▶ **STATED GOAL**: Pull out every line in the data that has the string "page" in it.

▶ **EXERCISE MATERIALS**:
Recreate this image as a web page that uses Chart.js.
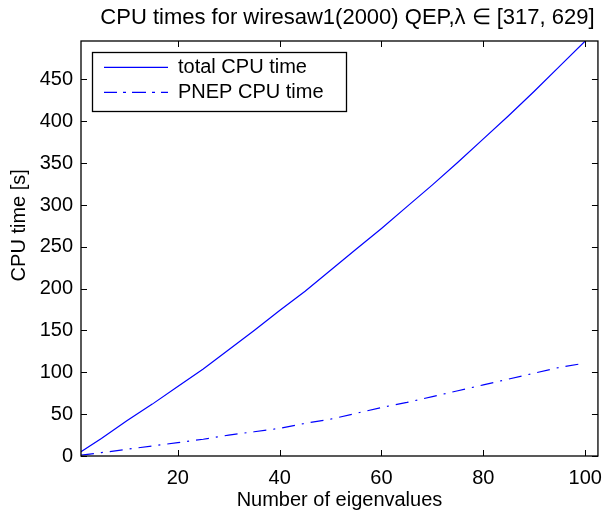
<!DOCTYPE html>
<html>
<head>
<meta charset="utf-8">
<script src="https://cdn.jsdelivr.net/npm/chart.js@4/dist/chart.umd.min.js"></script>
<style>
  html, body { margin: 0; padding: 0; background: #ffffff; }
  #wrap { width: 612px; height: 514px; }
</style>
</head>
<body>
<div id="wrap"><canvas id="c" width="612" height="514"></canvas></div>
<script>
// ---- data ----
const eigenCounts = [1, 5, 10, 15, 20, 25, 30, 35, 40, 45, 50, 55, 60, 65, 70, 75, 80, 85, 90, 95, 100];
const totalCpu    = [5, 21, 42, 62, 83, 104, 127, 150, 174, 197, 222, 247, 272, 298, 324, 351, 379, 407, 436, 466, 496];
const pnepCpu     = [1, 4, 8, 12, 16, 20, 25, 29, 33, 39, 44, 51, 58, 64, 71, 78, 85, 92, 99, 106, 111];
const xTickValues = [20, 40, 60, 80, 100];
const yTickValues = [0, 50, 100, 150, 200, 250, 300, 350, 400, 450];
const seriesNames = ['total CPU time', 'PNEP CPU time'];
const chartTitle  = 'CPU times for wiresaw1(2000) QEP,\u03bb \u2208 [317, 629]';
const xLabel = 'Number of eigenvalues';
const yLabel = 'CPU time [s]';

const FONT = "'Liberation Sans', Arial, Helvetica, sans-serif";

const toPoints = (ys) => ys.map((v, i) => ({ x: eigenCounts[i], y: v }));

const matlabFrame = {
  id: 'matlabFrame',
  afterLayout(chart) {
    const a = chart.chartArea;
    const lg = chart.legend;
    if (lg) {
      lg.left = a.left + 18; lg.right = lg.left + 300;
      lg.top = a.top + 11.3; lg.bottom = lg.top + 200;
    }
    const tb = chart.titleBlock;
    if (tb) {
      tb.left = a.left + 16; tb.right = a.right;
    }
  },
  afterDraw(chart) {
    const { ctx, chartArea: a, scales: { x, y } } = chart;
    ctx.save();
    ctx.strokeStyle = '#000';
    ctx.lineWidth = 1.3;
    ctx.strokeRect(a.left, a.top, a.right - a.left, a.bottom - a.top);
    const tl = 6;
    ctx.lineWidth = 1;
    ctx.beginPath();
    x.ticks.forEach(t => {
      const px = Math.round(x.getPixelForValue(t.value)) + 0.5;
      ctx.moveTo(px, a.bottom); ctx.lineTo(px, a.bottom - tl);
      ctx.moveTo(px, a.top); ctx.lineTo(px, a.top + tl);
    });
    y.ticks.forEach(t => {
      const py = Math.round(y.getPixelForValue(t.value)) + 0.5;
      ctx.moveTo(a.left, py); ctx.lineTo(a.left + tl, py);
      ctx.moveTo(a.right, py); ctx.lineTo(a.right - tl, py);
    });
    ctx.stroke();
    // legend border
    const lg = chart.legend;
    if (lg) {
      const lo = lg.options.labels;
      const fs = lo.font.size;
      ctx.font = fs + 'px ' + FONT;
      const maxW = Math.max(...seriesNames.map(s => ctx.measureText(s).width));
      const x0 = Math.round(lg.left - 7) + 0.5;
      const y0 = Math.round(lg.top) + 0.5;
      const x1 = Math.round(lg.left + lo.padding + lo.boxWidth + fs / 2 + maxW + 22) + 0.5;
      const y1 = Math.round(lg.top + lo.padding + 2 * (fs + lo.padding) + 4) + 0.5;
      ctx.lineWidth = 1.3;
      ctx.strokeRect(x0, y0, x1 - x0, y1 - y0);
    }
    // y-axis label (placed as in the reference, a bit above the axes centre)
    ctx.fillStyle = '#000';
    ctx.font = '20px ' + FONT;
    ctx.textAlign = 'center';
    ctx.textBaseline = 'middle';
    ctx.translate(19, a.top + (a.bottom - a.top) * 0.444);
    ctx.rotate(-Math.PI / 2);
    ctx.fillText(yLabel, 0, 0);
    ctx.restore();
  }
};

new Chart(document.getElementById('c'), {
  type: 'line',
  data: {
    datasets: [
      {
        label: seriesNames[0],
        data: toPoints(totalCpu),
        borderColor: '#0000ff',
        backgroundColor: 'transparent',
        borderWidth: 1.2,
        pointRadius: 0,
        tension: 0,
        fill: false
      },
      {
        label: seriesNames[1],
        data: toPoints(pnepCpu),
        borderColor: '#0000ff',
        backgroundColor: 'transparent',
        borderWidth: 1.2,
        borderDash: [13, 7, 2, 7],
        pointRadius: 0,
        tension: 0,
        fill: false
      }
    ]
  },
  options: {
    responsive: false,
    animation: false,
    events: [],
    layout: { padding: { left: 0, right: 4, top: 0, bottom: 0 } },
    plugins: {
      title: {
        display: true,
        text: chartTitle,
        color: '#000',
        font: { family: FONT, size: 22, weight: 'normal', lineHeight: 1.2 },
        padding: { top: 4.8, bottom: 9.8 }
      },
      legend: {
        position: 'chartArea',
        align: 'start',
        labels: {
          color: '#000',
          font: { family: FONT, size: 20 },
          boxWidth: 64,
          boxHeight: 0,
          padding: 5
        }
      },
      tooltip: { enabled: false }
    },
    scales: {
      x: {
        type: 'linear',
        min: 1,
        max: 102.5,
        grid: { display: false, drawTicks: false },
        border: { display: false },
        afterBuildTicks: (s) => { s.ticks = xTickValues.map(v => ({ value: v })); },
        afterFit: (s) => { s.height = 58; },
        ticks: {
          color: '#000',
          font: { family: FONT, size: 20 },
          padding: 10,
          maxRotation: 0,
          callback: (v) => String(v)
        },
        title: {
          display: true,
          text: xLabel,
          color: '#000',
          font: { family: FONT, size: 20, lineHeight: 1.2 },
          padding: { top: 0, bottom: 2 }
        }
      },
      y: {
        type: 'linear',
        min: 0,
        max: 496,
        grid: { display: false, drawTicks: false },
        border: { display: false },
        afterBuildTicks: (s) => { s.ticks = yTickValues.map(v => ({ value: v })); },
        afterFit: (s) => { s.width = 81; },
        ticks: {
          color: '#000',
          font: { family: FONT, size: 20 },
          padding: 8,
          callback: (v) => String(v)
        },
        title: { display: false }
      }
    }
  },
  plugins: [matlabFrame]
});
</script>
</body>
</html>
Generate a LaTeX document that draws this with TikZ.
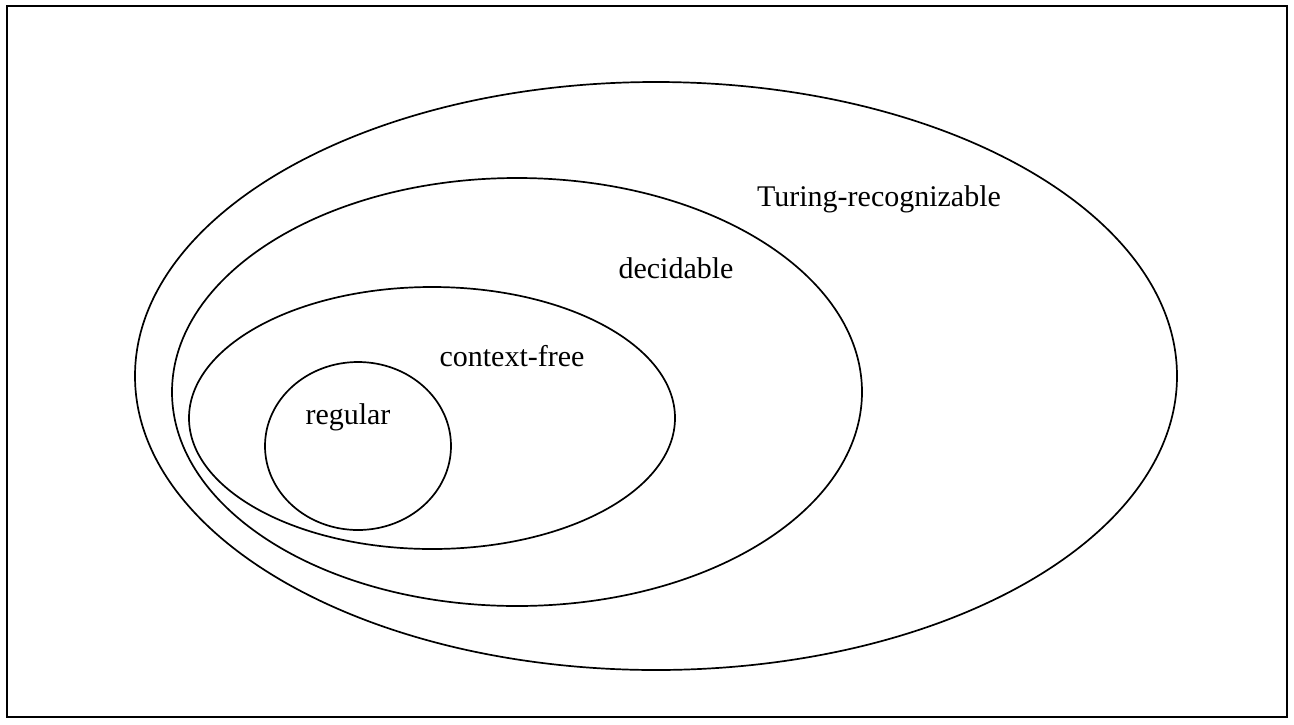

==

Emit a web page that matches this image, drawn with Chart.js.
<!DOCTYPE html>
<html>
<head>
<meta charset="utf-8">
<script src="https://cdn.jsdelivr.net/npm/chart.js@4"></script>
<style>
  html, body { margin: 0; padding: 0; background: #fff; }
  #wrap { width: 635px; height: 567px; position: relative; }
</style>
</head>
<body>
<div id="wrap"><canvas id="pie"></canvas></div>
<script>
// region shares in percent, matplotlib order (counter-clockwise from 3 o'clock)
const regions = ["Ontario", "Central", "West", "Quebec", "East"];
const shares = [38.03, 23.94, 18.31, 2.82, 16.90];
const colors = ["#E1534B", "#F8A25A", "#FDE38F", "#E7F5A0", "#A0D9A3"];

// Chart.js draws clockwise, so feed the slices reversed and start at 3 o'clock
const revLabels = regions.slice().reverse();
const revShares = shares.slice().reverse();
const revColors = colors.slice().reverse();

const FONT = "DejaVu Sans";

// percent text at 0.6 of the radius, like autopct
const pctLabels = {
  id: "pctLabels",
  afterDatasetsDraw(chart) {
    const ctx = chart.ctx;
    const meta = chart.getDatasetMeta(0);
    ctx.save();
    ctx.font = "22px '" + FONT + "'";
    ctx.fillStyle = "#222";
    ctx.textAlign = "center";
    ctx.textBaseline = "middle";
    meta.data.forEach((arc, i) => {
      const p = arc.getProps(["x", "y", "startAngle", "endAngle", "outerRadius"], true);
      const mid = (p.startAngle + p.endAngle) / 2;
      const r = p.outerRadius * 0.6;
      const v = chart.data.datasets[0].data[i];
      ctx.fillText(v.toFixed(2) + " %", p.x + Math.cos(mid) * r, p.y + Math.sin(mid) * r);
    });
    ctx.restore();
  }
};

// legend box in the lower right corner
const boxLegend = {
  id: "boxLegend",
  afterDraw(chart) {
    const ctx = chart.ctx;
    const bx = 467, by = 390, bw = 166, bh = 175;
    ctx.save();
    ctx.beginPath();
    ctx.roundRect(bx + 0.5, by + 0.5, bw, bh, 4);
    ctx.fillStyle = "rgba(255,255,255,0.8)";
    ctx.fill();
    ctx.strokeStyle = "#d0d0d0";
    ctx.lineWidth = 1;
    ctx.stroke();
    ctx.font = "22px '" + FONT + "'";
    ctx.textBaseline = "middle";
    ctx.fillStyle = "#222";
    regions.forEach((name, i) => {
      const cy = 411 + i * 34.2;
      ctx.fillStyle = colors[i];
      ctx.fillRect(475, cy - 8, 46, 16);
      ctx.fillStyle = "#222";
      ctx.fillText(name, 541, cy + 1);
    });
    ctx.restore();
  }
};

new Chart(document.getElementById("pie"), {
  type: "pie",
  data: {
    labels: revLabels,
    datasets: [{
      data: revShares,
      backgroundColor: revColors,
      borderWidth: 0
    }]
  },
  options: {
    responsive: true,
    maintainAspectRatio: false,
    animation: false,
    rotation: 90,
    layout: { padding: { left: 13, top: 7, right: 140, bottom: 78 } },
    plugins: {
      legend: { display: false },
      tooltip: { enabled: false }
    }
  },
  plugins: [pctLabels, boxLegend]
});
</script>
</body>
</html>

...

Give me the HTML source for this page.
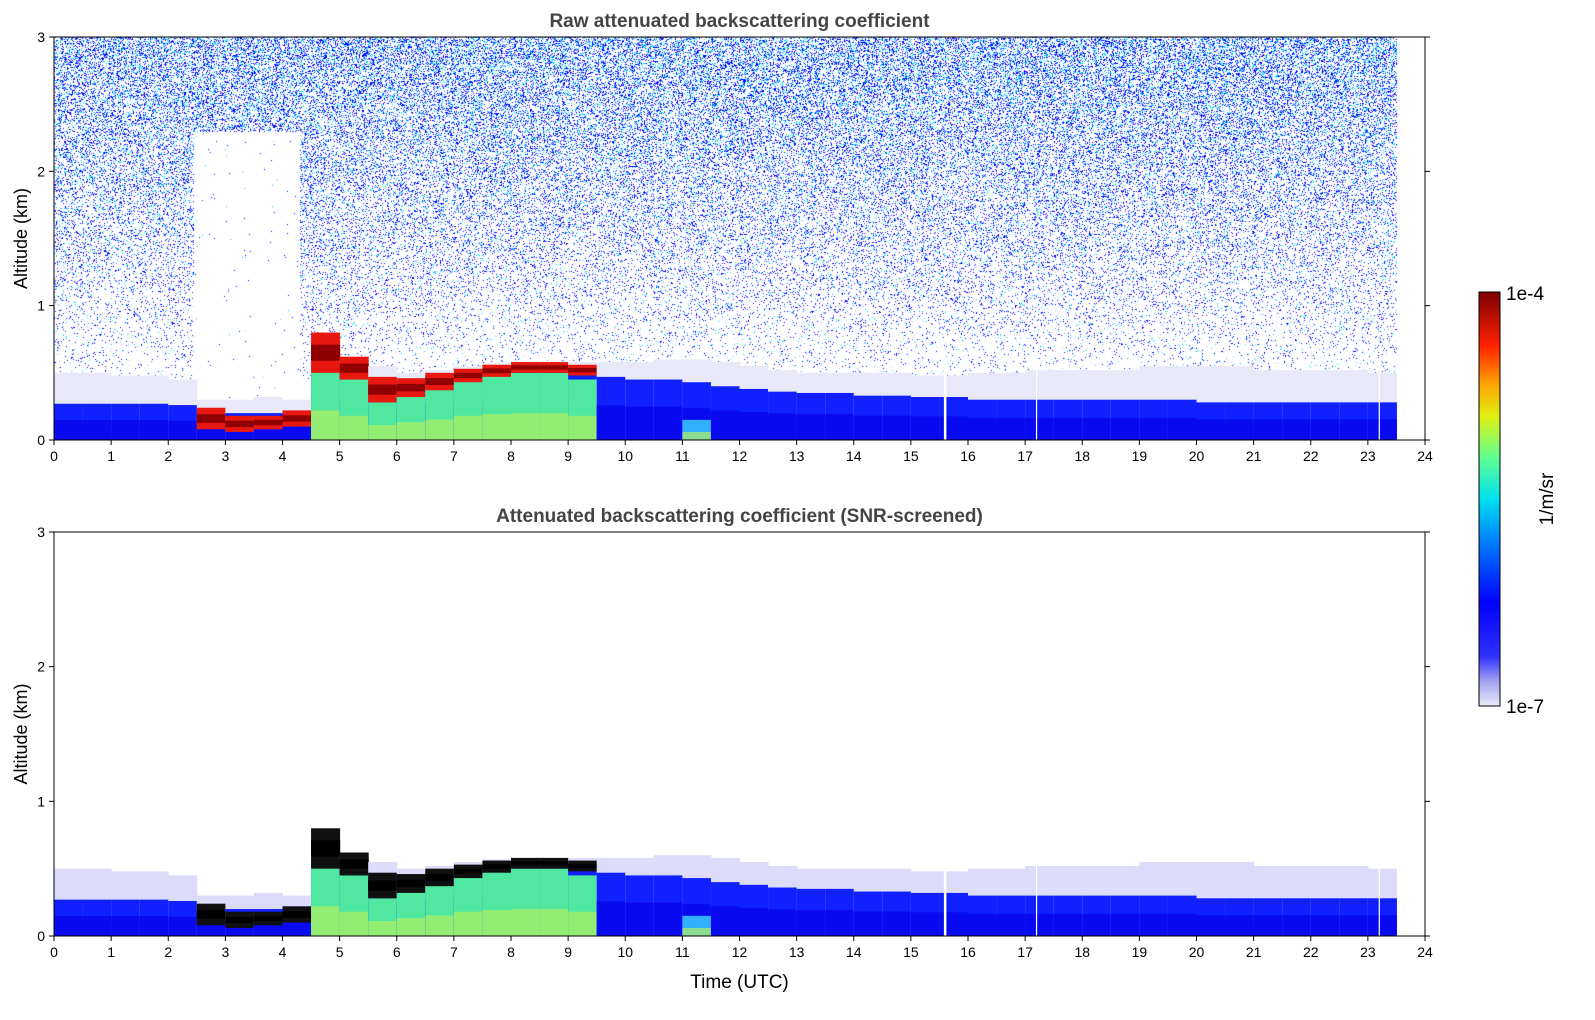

▶ **RESPONSE TO THIS EXERCISE**:
Recreate this image as a web page that uses Chart.js.
Emit a web page that matches this image, drawn with Chart.js.
Give me the HTML source for this page.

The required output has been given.